Image of Pompeii and Vesuvius

The day before the final eruption, Pompeii and the surrounding cities ironically celebrated Vulcanalia, which is a festival celebrating the Vulcan, the god of fire. This is a relatively popular time travel destination, though one must take care not to get so caught up in the festivities so as to sleep in on volcano day.

Mt. Vesuvius begins erupting on August 24th, 79 A.D. It is advised to be completely out of the area on that day. The inhabitants of Pompeii and the nearby cities met their fate due to the heat of the volcanic vents, which reaches temperatures of almost 500F (250C).
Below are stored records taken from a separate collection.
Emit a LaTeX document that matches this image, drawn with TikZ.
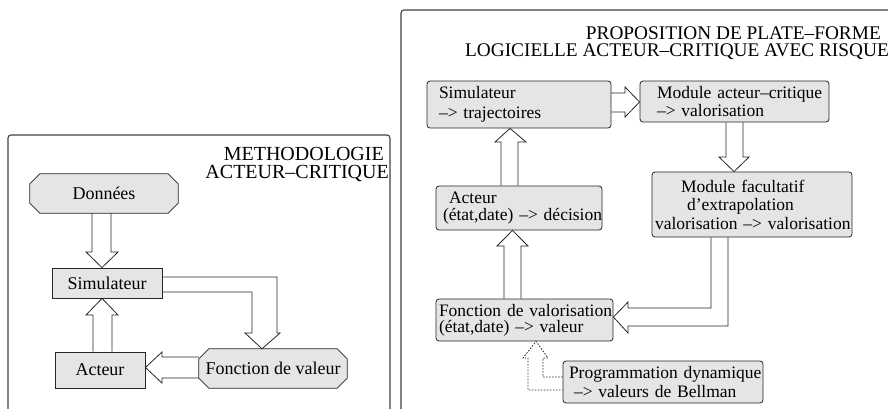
\documentclass[tikz,border=0pt]{standalone}
\usepackage{fontspec}
\setmainfont{Liberation Serif}
\usetikzlibrary{backgrounds}

\tikzset{
  cadre/.style={draw=black!75, line width=1.1pt, rounded corners=3pt},
  boite/.style={draw=black!85, line width=0.8pt, fill=gray!20, inner xsep=3pt, inner ysep=0pt, align=left},
  boiteR/.style={boite, rounded corners=3pt},
  octo/.style={inner sep=0pt},
  octotrait/.style={draw=black!85, line width=0.8pt, fill=gray!20, line join=miter},
  fleche/.style={draw=black!85, line width=0.8pt, line join=miter},
  titre/.style={align=right, inner sep=0pt},
  interligne/.style={font=\fontsize{17.5}{#1}\selectfont},
}

% octogone autour d'un noeud
\newcommand\octogone[1]{%
  \begin{scope}[on background layer]
    \draw[octotrait] ([xshift=10pt]#1.north west) -- ([xshift=-10pt]#1.north east)
      -- ([yshift=-10pt]#1.north east) -- ([yshift=10pt]#1.south east)
      -- ([xshift=-10pt]#1.south east) -- ([xshift=10pt]#1.south west)
      -- ([yshift=10pt]#1.south west) -- ([yshift=-10pt]#1.north west) -- cycle;
  \end{scope}}

\begin{document}
\begin{tikzpicture}[x=1pt, y=-1pt, font=\fontsize{18}{18}\selectfont]
\useasboundingbox (0,0) rectangle (888,408);
\clip (0,0) rectangle (888,408);

% cadres
\draw[cadre] (8,420) -- (8,135) -- (390,135) -- (390,420);
\draw[cadre] (401,420) -- (401,10) -- (900,10);

% titres
\node[titre, anchor=north east, font=\fontsize{20}{18}\selectfont] (titreG) at (389,147.5)
  {METHODOLOGIE\hspace*{5pt}\\ACTEUR–CRITIQUE};
\node[titre, anchor=north east, font=\fontsize{19.3}{17}\selectfont] (titreD) at (889,26.3)
  {PROPOSITION DE PLATE–FORME\hspace*{8pt}\\LOGICIELLE ACTEUR–CRITIQUE AVEC RISQUE};

% methodologie
\node[octo, minimum width=148pt, minimum height=39pt] (donnees) at (104,193.5) {Données};
\octogone{donnees}
\node[boite, minimum width=110pt, minimum height=30pt] (simL) at (107,283) {Simulateur};
\node[boite, minimum width=90pt, minimum height=36pt] (acteurL) at (100,370) {Acteur};
\node[octo, minimum width=148pt, minimum height=39pt] (valeurL) at (273,368.5) {Fonction de valeur};
\octogone{valeurL}

\draw[fleche] (92,0 |- donnees.south) -- (92,252) -- (86,252) -- (102,0 |- simL.north)
  -- (118,252) -- (111,252) -- (111,0 |- donnees.south);
\draw[fleche] (93,0 |- acteurL.north) -- (93,315) -- (86,315) -- (102,0 |- simL.south)
  -- (118,315) -- (112,315) -- (112,0 |- acteurL.north);
\draw[fleche] (simL.east |- 0,277) -- (277,277) -- (277,333) -- (280,333) -- (262,0 |- valeurL.north)
  -- (245,333) -- (252,333) -- (252,292) -- (simL.east |- 0,292);
\draw[fleche] (valeurL.west |- 0,357) -- (162,357) -- (162,352) -- (acteurL.east |- 0,367.5)
  -- (162,383) -- (162,378) -- (valeurL.west |- 0,378);

% plate-forme
\node[boiteR, interligne=20, text width=178pt, minimum height=47pt] (simR) at (519,104.5)
  {\hspace*{9pt}\mbox{Simulateur}\\\hspace*{9pt}\mbox{–> trajectoires}};
\node[boiteR, interligne=18, text width=183pt, minimum height=41pt] (critique) at (734.5,101.5)
  {\hspace*{14pt}\mbox{Module acteur–critique}\\\hspace*{14pt}\mbox{–> valorisation}};
\node[boiteR, interligne=18.5, text width=194pt, minimum height=65pt] (extrapol) at (752,204.5)
  {\hspace*{26pt}\mbox{Module facultatif}\\\hspace*{32pt}\mbox{d’extrapolation}\\\mbox{valorisation –> valorisation}};
\node[boiteR, interligne=17, text width=160pt, minimum height=44pt] (acteurR) at (519,208)
  {\hspace*{10pt}\mbox{Acteur}\\\hspace*{4pt}\mbox{(état,date) –> décision}};
\node[boiteR, interligne=16, text width=171pt, minimum height=42pt] (valorisR) at (524.5,320)
  {\mbox{Fonction de valorisation}\\\mbox{(état,date) –> valeur}};
\node[boiteR, interligne=19, text width=194pt, minimum height=42pt] (bellman) at (663,382)
  {\hspace*{3pt}\mbox{Programmation dynamique}\\\hspace*{8pt}\mbox{–> valeurs de Bellman}};

\draw[fleche] (simR.east |- 0,93) -- (625,93) -- (625,87) -- (critique.west |- 0,102)
  -- (625,117) -- (625,112) -- (simR.east |- 0,112);
\draw[fleche] (726,0 |- critique.south) -- (726,157) -- (719,157) -- (734,0 |- extrapol.north)
  -- (749,157) -- (743,157) -- (743,0 |- critique.south);
\draw[fleche] (711,0 |- extrapol.south) -- (711,308) -- (628,308) -- (628,302) -- (valorisR.east |- 0,317)
  -- (628,333) -- (628,326) -- (728,326) -- (728,0 |- extrapol.south);
\draw[fleche] (504,0 |- valorisR.north) -- (504,246) -- (497,246) -- (512.5,0 |- acteurR.south)
  -- (528,246) -- (521,246) -- (521,0 |- valorisR.north);
\draw[fleche] (501,0 |- acteurR.north) -- (501,142) -- (495,142) -- (510,0 |- simR.south)
  -- (526,142) -- (518,142) -- (518,0 |- acteurR.north);
\draw[fleche, dash pattern=on 1.5pt off 1.5pt] (bellman.west |- 0,377) -- (543,377) -- (543,358)
  -- (548,358) -- (536,0 |- valorisR.south) -- (523,358) -- (528,358) -- (528,390) -- (bellman.west |- 0,390);
\end{tikzpicture}
\end{document}
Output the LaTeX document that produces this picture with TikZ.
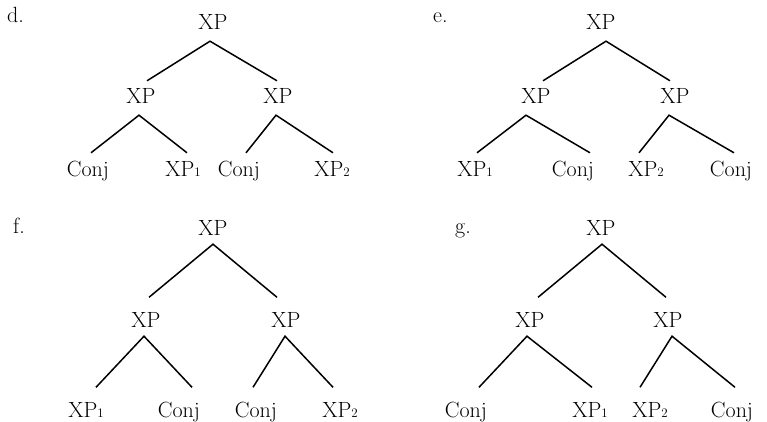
\documentclass[tikz,border=0pt]{standalone}
\newcommand\subn[1]{{\fontsize{13}{13}\selectfont #1}}
\tikzset{
  lbl/.style={inner sep=0pt, font=\fontsize{22}{26}\selectfont},
  topn/.style={anchor=base, inner xsep=0pt, inner ysep=4pt, text height=19pt, text depth=7pt, font=\fontsize{22}{26}\selectfont},
  botn/.style={anchor=base, inner xsep=0pt, inner ysep=4pt, text height=25.5pt, text depth=5pt, font=\fontsize{22}{26}\selectfont},
  edge/.style={line width=1.5pt}
}
\begin{document}
\begin{tikzpicture}[x=1pt,y=-1pt]
\useasboundingbox (0,0) rectangle (767,422);
% ---- d ----
\node[lbl, anchor=base west] (dl) at (7,23) {d.};
\node[topn] (dr) at (213,30) {XP};
\node[topn] (da) at (141,104) {XP};
\node[topn] (db) at (278,104) {XP};
\node[topn] (d1) at (88,176) {Conj};
\node[topn] (d2) at (183,176) {XP\subn{1}};
\node[topn] (d3) at (239,176) {Conj};
\node[topn] (d4) at (332,176) {XP\subn{2}};
\draw[edge] ([xshift=6pt]da.north) -- ([xshift=-3pt]dr.south) -- ([xshift=-1pt]db.north);
\draw[edge] ([xshift=3pt]d1.north) -- ([xshift=-2pt]da.south) -- ([xshift=4pt]d2.north);
\draw[edge] ([xshift=7pt]d3.north) -- ([xshift=-2pt]db.south) -- ([xshift=1pt]d4.north);
% ---- e ----
\node[lbl, anchor=base west] (el) at (433,23) {e.};
\node[topn] (er) at (601,30) {XP};
\node[topn] (ea) at (536,104) {XP};
\node[topn] (eb) at (675,104) {XP};
\node[topn] (e1) at (475,176) {XP\subn{1}};
\node[topn] (e2) at (573,176) {Conj};
\node[topn] (e3) at (646,176) {XP\subn{2}};
\node[topn] (e4) at (731,176) {Conj};
\draw[edge] ([xshift=7pt]ea.north) -- ([xshift=5pt]er.south) -- ([xshift=-5pt]eb.north);
\draw[edge] ([xshift=2pt]e1.north) -- ([xshift=-10pt]ea.south) -- ([xshift=17pt]e2.north);
\draw[edge] ([xshift=-7pt]e3.north) -- ([xshift=-6pt]eb.south) -- ([xshift=3pt]e4.north);
% ---- f ----
\node[lbl, anchor=base west] (fl) at (13,233) {f.};
\node[botn] (fr) at (213,235) {XP};
\node[botn] (fa) at (146,327) {XP};
\node[botn] (fb) at (286,327) {XP};
\node[botn] (f1) at (86,417) {XP\subn{1}};
\node[botn] (f2) at (179,417) {Conj};
\node[botn] (f3) at (256,417) {Conj};
\node[botn] (f4) at (340,417) {XP\subn{2}};
\draw[edge] ([xshift=3pt]fa.north) -- (fr.south) -- ([xshift=-9pt]fb.north);
\draw[edge] ([xshift=10pt]f1.north) -- ([xshift=-2pt]fa.south) -- ([xshift=13pt]f2.north);
\draw[edge] ([xshift=-3pt]f3.north) -- ([xshift=-1pt]fb.south) -- ([xshift=-7pt]f4.north);
% ---- g ----
\node[lbl, anchor=base west] (gl) at (455,233) {g.};
\node[botn] (gr) at (601,235) {XP};
\node[botn] (ga) at (530,327) {XP};
\node[botn] (gb) at (668,327) {XP};
\node[botn] (g1) at (466,417) {Conj};
\node[botn] (g2) at (590,417) {XP\subn{1}};
\node[botn] (g3) at (650,417) {XP\subn{2}};
\node[botn] (g4) at (732,417) {Conj};
\draw[edge] ([xshift=8pt]ga.north) -- ([xshift=1pt]gr.south) -- ([xshift=-2pt]gb.north);
\draw[edge] ([xshift=13pt]g1.north) -- ([xshift=-3pt]ga.south) -- ([xshift=2pt]g2.north);
\draw[edge] ([xshift=-10pt]g3.north) -- ([xshift=4pt]gb.south) -- ([xshift=3pt]g4.north);
\end{tikzpicture}
\end{document}
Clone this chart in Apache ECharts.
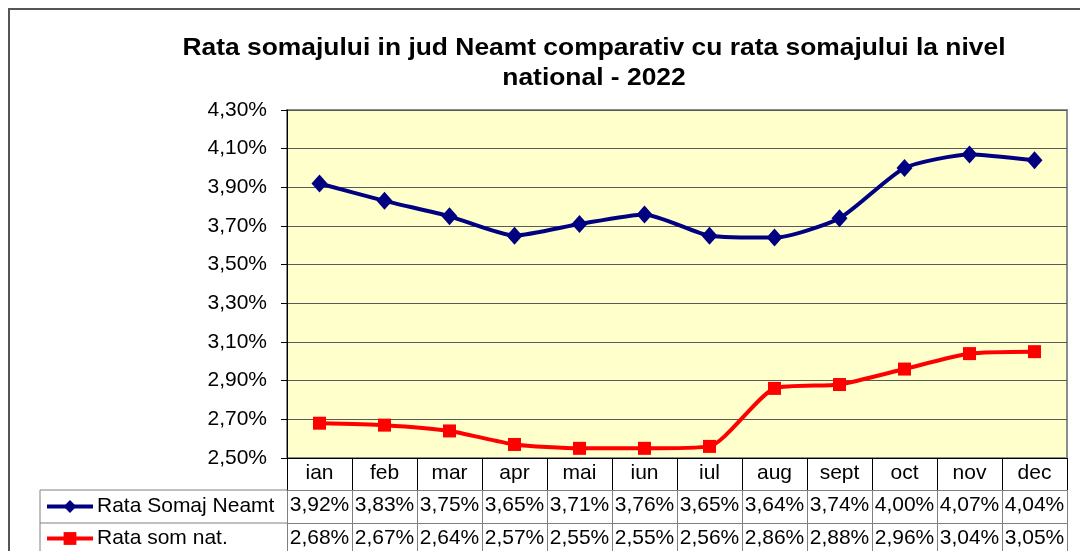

The city was buried days later under tons and tons of ash.

One of the sights to see in Pompeii is the Temple of Jupiter. The first time traveler should be prepared for the lavish colors with which the marble is painted. One familiar with Roman ruins and statues circa 2000 A.D. is accustomed to the beautiful bright white marble. However, the Romans actually painted these statues, which to our modern eyes looks rather silly. Regardless, nothing rivals seeing this Roman architecture at the height of its glory! These cities are amazing and experiencing them firsthand really puts our modern accomplishments in a new light.
Image of the Temple of Jupiter in Pompeii

The following map shows the region affected by Vesuvius. The entire area should be avoided in the day of and following the eruption as there are a good number of earthquakes and aftershocks followed by severe social breakdown. It is relatively safe however to view the eruption off the coast of Herculaneum. Keep in mind that it wont do to hire a vessel since the captain will panic during the eruption. It is best to procure your own vessel if this is something that interests you.
Vesuvius map

Other events of interest during this year was the ascension of Emperor Titus after the death of his father Vespasian on 23 June 79. Later that year Titus dedicates the coliseum. If you want tickets to the grand opening of the Flavian Amphitheatre (known today as the Coliseum), be prepared to work hard for them. This will take some serious infiltration into Roman aristocracy. I know some individuals who have devoted years of their life for this opportunity. Some feel its worth it. However, one must keep in mind that about 5000 animals were killed that day along with half as many Roman soldiers. This experience may not be for everyone from our more animal/human-rights minded time.